Astrodon johnstoni was the first dinosaur discovered in Maryland and the first North American sauropod to be scientifically described. Nevertheless, the word “sauropod” (meaning “lizard foot”) did not appear in print until 1878, when it was coined by the 19th century paleontologist O.C. Marsh. This begs the question: how much did the scientists who studied and described the first Astrodon fossils truly know about this animal?
Giant bones that probably belonged to sauropods have been known for thousands of years by ancient peoples of North America, China, and elsewhere. The first sauropod fossil to be studied in the modern scientific tradition was a heart-shaped tooth from southern England. In 1841 Richard Owen, an influential British anatomist, gave it the name Cardiodon. At the time, Owen did not know anything about the tooth other than its age (Jurassic) and that it came from a large reptile. The real start of sauropod studies happened later that year, when Owen acquired a set of fossilized bones from several localities around England. The fossils, which included a neck vertebra and several incomplete limb bones, again did not give Owen much to work with. Still, their porous texture reminded him of whale bones. Owen imagined the owner of the fossils as a whale-sized marine crocodile, which he named Cetiosaurus (whale lizard).
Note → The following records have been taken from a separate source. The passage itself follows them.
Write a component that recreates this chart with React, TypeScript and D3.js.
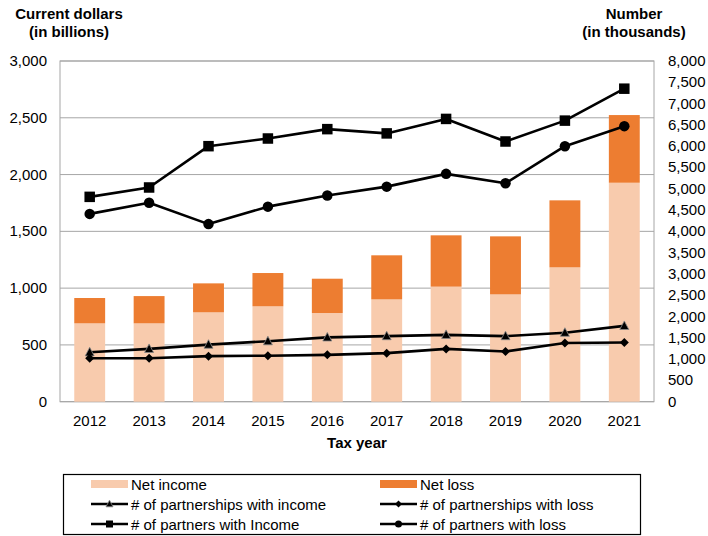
import React from 'react';
import * as d3 from 'd3';

const years = ['2012', '2013', '2014', '2015', '2016', '2017', '2018', '2019', '2020', '2021'];
const netIncome = [690, 690, 787, 840, 781, 901, 1013, 945, 1183, 1928];
const netLoss = [223, 240, 255, 293, 302, 388, 452, 511, 590, 596];
const partnershipsIncome = [1160, 1240, 1340, 1420, 1510, 1540, 1570, 1540, 1620, 1780];
const partnershipsLoss = [1020, 1020, 1070, 1080, 1100, 1140, 1240, 1180, 1380, 1390];
const partnersIncome = [4810, 5030, 6000, 6180, 6400, 6300, 6640, 6110, 6600, 7350];
const partnersLoss = [4410, 4670, 4170, 4580, 4840, 5050, 5350, 5130, 6000, 6470];
const leftTicks = [0, 500, 1000, 1500, 2000, 2500, 3000];
const rightTicks = [0, 500, 1000, 1500, 2000, 2500, 3000, 3500, 4000, 4500, 5000, 5500, 6000, 6500, 7000, 7500, 8000];

const W = 708, H = 536;
const L = 60, R = 654, T = 61, B = 401.7;
const FONT = '"Liberation Sans", Arial, sans-serif';
const C_INC = '#F8CBAD';
const C_LOSS = '#ED7D31';
const GRID = '#A6A6A6';

type Shape = 'triangle' | 'diamond' | 'square' | 'circle';

function Marker({ shape, x, y, s }: { shape: Shape; x: number; y: number; s: number }) {
  if (shape === 'circle') return <circle cx={x} cy={y} r={s / 2} fill="#000" />;
  if (shape === 'square') return <rect x={x - s / 2} y={y - s / 2} width={s} height={s} fill="#000" />;
  if (shape === 'diamond') {
    const h = s / 2;
    return <path d={`M${x},${y - h}L${x + h},${y}L${x},${y + h}L${x - h},${y}Z`} fill="#000" />;
  }
  const h = s / 2;
  return (
    <path
      d={`M${x},${y - h * 1.1}L${x + h},${y + h * 0.8}L${x - h},${y + h * 0.8}Z`}
      fill="#000"
      stroke="#888"
      strokeWidth={0.8}
    />
  );
}

export default function App() {
  const x = d3.scaleBand<string>().domain(years).range([L, R]).paddingInner(0).paddingOuter(0);
  const yL = d3.scaleLinear().domain([0, 3000]).range([B, T]);
  const yR = d3.scaleLinear().domain([0, 8000]).range([B, T]);
  const bw = x.bandwidth() * 0.52;
  const cx = (yr: string) => (x(yr) as number) + x.bandwidth() / 2;

  const line = d3
    .line<number>()
    .x((_, i) => cx(years[i]))
    .y((v) => yR(v));

  const series: { data: number[]; shape: Shape; size: number }[] = [
    { data: partnershipsIncome, shape: 'triangle', size: 9 },
    { data: partnershipsLoss, shape: 'diamond', size: 9 },
    { data: partnersIncome, shape: 'square', size: 10.5 },
    { data: partnersLoss, shape: 'circle', size: 10.5 },
  ];

  const legendRows = [
    [
      { kind: 'bar', color: C_INC, label: 'Net income' },
      { kind: 'bar', color: C_LOSS, label: 'Net loss' },
    ],
    [
      { kind: 'line', shape: 'triangle', label: '# of partnerships with income' },
      { kind: 'line', shape: 'diamond', label: '# of partnerships with loss' },
    ],
    [
      { kind: 'line', shape: 'square', label: '# of partners with Income' },
      { kind: 'line', shape: 'circle', label: '# of partners with loss' },
    ],
  ];
  const legendCols = [91, 380];
  const legendRowY = [484, 504, 524];

  return (
    <svg
      width={W}
      height={H}
      style={{ position: 'absolute', left: 0, top: 0, background: '#fff' }}
      fontFamily={FONT}
    >
      <rect x={0} y={0} width={W} height={H} fill="#fff" />
      {/* gridlines */}
      {leftTicks.map((t) => (
        <line key={t} x1={L} x2={R} y1={yL(t)} y2={yL(t)} stroke={GRID} strokeWidth={1} />
      ))}
      <rect x={L} y={T} width={R - L} height={B - T} fill="none" stroke={GRID} strokeWidth={1} />
      {/* bars */}
      {years.map((yr, i) => (
        <g key={yr}>
          <rect x={cx(yr) - bw / 2} y={yL(netIncome[i])} width={bw} height={B - yL(netIncome[i])} fill={C_INC} />
          <rect
            x={cx(yr) - bw / 2}
            y={yL(netIncome[i] + netLoss[i])}
            width={bw}
            height={yL(netIncome[i]) - yL(netIncome[i] + netLoss[i])}
            fill={C_LOSS}
          />
        </g>
      ))}
      {/* lines */}
      {series.map((s, si) => (
        <g key={si}>
          <path d={line(s.data) as string} fill="none" stroke="#000" strokeWidth={2.6} strokeLinejoin="round" />
          {s.data.map((v, i) => (
            <Marker key={i} shape={s.shape} x={cx(years[i])} y={yR(v)} s={s.size} />
          ))}
        </g>
      ))}
      {/* left axis labels */}
      {leftTicks.map((t) => (
        <text key={t} x={47} y={yL(t) + 5} textAnchor="end" fontSize={15} fill="#000">
          {d3.format(',')(t)}
        </text>
      ))}
      {/* right axis labels */}
      {rightTicks.map((t) => (
        <text key={t} x={668} y={yR(t) + 5} textAnchor="start" fontSize={15} fill="#000">
          {d3.format(',')(t)}
        </text>
      ))}
      {/* x labels */}
      {years.map((yr) => (
        <text key={yr} x={cx(yr)} y={426} textAnchor="middle" fontSize={15} fill="#000">
          {yr}
        </text>
      ))}
      <text x={(L + R) / 2} y={448} textAnchor="middle" fontSize={15} fontWeight="bold" fill="#000">
        Tax year
      </text>
      {/* titles */}
      <text x={69} y={19} textAnchor="middle" fontSize={15} fontWeight="bold" fill="#000">
        Current dollars
      </text>
      <text x={69} y={37} textAnchor="middle" fontSize={15} fontWeight="bold" fill="#000">
        (in billions)
      </text>
      <text x={634} y={19} textAnchor="middle" fontSize={15} fontWeight="bold" fill="#000">
        Number
      </text>
      <text x={634} y={37} textAnchor="middle" fontSize={15} fontWeight="bold" fill="#000">
        (in thousands)
      </text>
      {/* legend */}
      <rect x={63.5} y={474.5} width={577} height={60} fill="#fff" stroke="#000" strokeWidth={1.2} />
      {legendRows.map((row, ri) =>
        row.map((item: any, ci) => {
          const lx = legendCols[ci];
          const ly = legendRowY[ri];
          return (
            <g key={`${ri}-${ci}`}>
              {item.kind === 'bar' ? (
                <rect x={lx} y={ly - 4} width={37} height={8} fill={item.color} />
              ) : (
                <g>
                  <line x1={lx} x2={lx + 37} y1={ly} y2={ly} stroke="#000" strokeWidth={2.6} />
                  <Marker shape={item.shape} x={lx + 18.5} y={ly} s={item.shape === 'circle' ? 7 : 7} />
                </g>
              )}
              <text x={lx + 40} y={ly + 5.5} fontSize={15} fill="#000">
                {item.label}
              </text>
            </g>
          );
        })
      )}
    </svg>
  );
}
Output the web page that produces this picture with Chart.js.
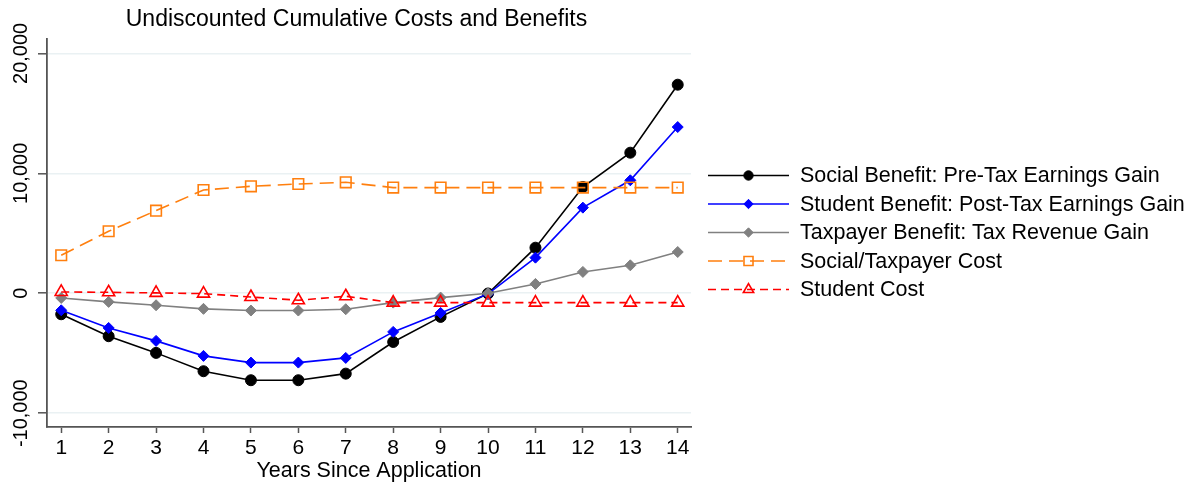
<!DOCTYPE html>
<html>
<head>
<meta charset="utf-8">
<script src="https://cdn.jsdelivr.net/npm/chart.js@4/dist/chart.umd.min.js"></script>
<style>
  html, body { margin: 0; padding: 0; background: #fff; }
  #wrap { width: 1198px; height: 485px; }
</style>
</head>
<body>
<div id="wrap"><canvas id="chart" width="1198" height="485"></canvas></div>
<script>
// dados
const years = [1, 2, 3, 4, 5, 6, 7, 8, 9, 10, 11, 12, 13, 14];
const socialBenefit = [-1750, -3580, -4970, -6500, -7250, -7250, -6700, -4060, -1970, -20, 3800, 8860, 11720, 17390];
const studentBenefit = [-1420, -2890, -3970, -5220, -5780, -5780, -5390, -3220, -1640, -50, 2970, 7140, 9420, 13860];
const taxpayerBenefit = [-390, -720, -1000, -1300, -1440, -1440, -1330, -780, -360, 0, 780, 1780, 2330, 3440];
const socialCost = [3170, 5170, 6890, 8610, 8920, 9110, 9250, 8810, 8810, 8810, 8810, 8810, 8810, 8810];
const studentCost = [110, 80, 30, -30, -310, -580, -250, -780, -780, -780, -780, -780, -780, -780];
const yTicks = [-10000, 0, 10000, 20000];

const FONT = "Arial, 'Liberation Sans', sans-serif";

function serie(label, values, cor, estilo, raio, dash, fill) {
    return {
        label: label,
        data: years.map((x, i) => ({ x: x, y: values[i] })),
        borderColor: cor,
        backgroundColor: fill ? cor : '#ffffff',
        pointBackgroundColor: fill ? cor : 'rgba(0,0,0,0)',
        pointBorderColor: cor,
        pointBorderWidth: fill ? 1 : 1.6,
        pointStyle: estilo,
        pointRadius: raio,
        borderWidth: 1.6,
        borderDash: dash,
        tension: 0,
        fill: false
    };
}

const datasets = [
    serie('Social Benefit: Pre-Tax Earnings Gain', socialBenefit, '#000000', 'circle', 5.5, [], true),
    serie('Student Benefit: Post-Tax Earnings Gain', studentBenefit, '#0000ff', 'rectRot', 5.5, [], true),
    serie('Taxpayer Benefit: Tax Revenue Gain', taxpayerBenefit, '#808080', 'rectRot', 5.5, [], true),
    serie('Social/Taxpayer Cost', socialCost, '#ff7f0e', 'rect', 7.5, [14, 7], false),
    serie('Student Cost', studentCost, '#ff0000', 'triangle', 7, [8, 5], false)
];
// séries posteriores ficam por cima
datasets.forEach((d, i) => d.order = datasets.length - i);

// rótulos do eixo y girados (como no Stata) + legenda desenhada à mão
const extrasStata = {
    id: 'extrasStata',
    afterDraw(chart) {
        const ctx = chart.ctx;
        const escalaY = chart.scales.y;
        ctx.save();
        ctx.fillStyle = '#000';
        ctx.font = '20px ' + FONT;
        ctx.textAlign = 'center';
        ctx.textBaseline = 'middle';
        yTicks.forEach(v => {
            ctx.save();
            ctx.translate(21, escalaY.getPixelForValue(v));
            ctx.rotate(-Math.PI / 2);
            ctx.fillText(v.toLocaleString('en-US'), 0, 0);
            ctx.restore();
        });

        const x0 = 708, x1 = 789, xm = 748.5, xt = 800;
        const y0 = 175.5, passo = 28.5;
        chart.data.datasets.forEach((d, i) => {
            const y = y0 + i * passo;
            ctx.strokeStyle = d.borderColor;
            ctx.lineWidth = 1.6;
            ctx.setLineDash(d.borderDash || []);
            ctx.beginPath();
            ctx.moveTo(x0, y);
            ctx.lineTo(x1, y);
            ctx.stroke();
            ctx.setLineDash([]);
            ctx.fillStyle = d.pointBackgroundColor;
            ctx.strokeStyle = d.pointBorderColor;
            ctx.lineWidth = d.pointBorderWidth;
            Chart.helpers.drawPoint(ctx, { pointStyle: d.pointStyle, radius: d.pointRadius * 0.85, rotation: 0, borderWidth: d.pointBorderWidth }, xm, y);
            ctx.fillStyle = '#000';
            ctx.font = '21.5px ' + FONT;
            ctx.textAlign = 'left';
            ctx.textBaseline = 'middle';
            ctx.fillText(d.label, xt, y + 1);
        });
        ctx.restore();
    }
};

new Chart(document.getElementById('chart').getContext('2d'), {
    type: 'line',
    data: { datasets: datasets },
    plugins: [extrasStata],
    options: {
        responsive: false,
        animation: false,
        events: [],
        layout: { padding: { left: 22, right: 507, top: 0, bottom: 0 } },
        plugins: {
            legend: { display: false },
            tooltip: { enabled: false },
            title: {
                display: true,
                text: 'Undiscounted Cumulative Costs and Benefits',
                color: '#000',
                font: { family: FONT, size: 23, weight: 'normal' },
                padding: { top: 6, bottom: 5.4 }
            }
        },
        scales: {
            x: {
                type: 'linear',
                min: 0.7,
                max: 14.28,
                afterBuildTicks: s => { s.ticks = years.map(v => ({ value: v })); },
                afterFit: s => { s.height = 58; },
                ticks: { color: '#000', font: { family: FONT, size: 21 }, padding: 3, maxRotation: 0, autoSkip: false },
                grid: { display: true, drawOnChartArea: false, drawTicks: true, tickLength: 6, tickColor: '#555', tickWidth: 1.5 },
                border: { display: true, color: '#555', width: 1.8 },
                title: {
                    display: true,
                    text: 'Years Since Application',
                    color: '#000',
                    font: { family: FONT, size: 21.5 },
                    padding: { top: 0, bottom: 1.5 }
                }
            },
            y: {
                min: -11150,
                max: 21200,
                afterBuildTicks: s => { s.ticks = yTicks.map(v => ({ value: v })); },
                afterFit: s => { s.width = 25; },
                ticks: { display: false },
                grid: { color: '#eaf1f3', lineWidth: 1.6, tickColor: '#555', tickLength: 9, tickWidth: 1.5 },
                border: { display: true, color: '#555', width: 1.8 }
            }
        }
    }
});
</script>
</body>
</html>
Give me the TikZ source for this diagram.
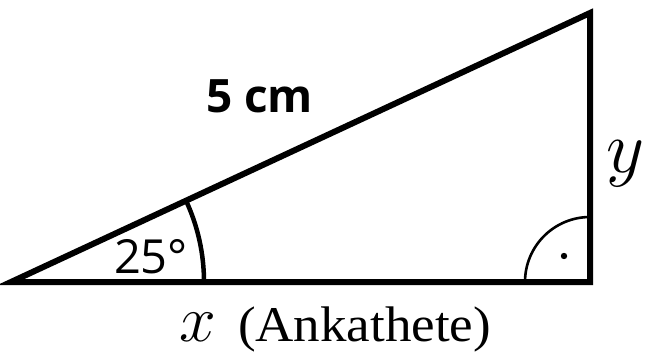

In 1842, Owen coined the name “Dinosauria” to refer to advanced, straight-legged reptiles like Megalosaurus and Iguanodon. Still believing Cetiosaurus to be an ocean-going crocodile, he excluded it from the dinosaur club. This assessment would not last, however. As more “cetiosaur” bones trickled in, other British scientists began to suspect that these animals stood upright and walked on land. In 1867 Thomas Huxley concluded that “cetiosaurs” were, in fact, especially large dinosaurs.
On the other side of the Atlantic, Christopher Johnston, a professor at the Baltimore Dental College, came into possession of a pair of teeth found in a Prince George’s County clay pit. In 1859, he published a short article in which he named them Astrodon – what we now know to be America’s first sauropod. Given the timing of his publication, however, it is unlikely that Johnston made a direct connection between these teeth and the “cetiosaurs” of England. He referred to the owner of the Maryland teeth in only the vaguest of terms, calling them “thecodont* saurians.”
Indeed, it took until the 1870s for a proper understanding of sauropods to take shape. The western frontier yielded spectacularly complete skeletons of now-famous dinosaurs like Brontosaurus, Apatosaurus, and Diplodocus, clarifying the long-necked, long-tailed shape of sauropod dinosaurs. In 1888, a trove of fossils from Maryland, including jaws with Astrodon-type teeth, would finally reveal what sort of animal our state’s first dinosaur actually was.
*The word “thecodont” literally means socket tooth, referring to teeth that fit loosely in sockets rather than being attached to the jaw. However, “thecodont” was historically used as a catch-all term referring to the ancestors of dinosaurs, pterosaurs, and crocodiles. It is not clear which usage Johnston intended.
Hallett, M. and Wedel, M. 2016. The Sauropod Dinosaurs: Life in the Age of Giants. Baltimore, MD: Johns Hopkins University Press.
Johnston, C. 1859. Note on Odontography. American Journal of Dental Science 9:337-343.
Kranz, P. 2016. Personal communication.
Taylor, M.P. 2010. Sauropod Dinosaur Research: A Historical Review. Geological Society of London, Special Publications 343:361-386.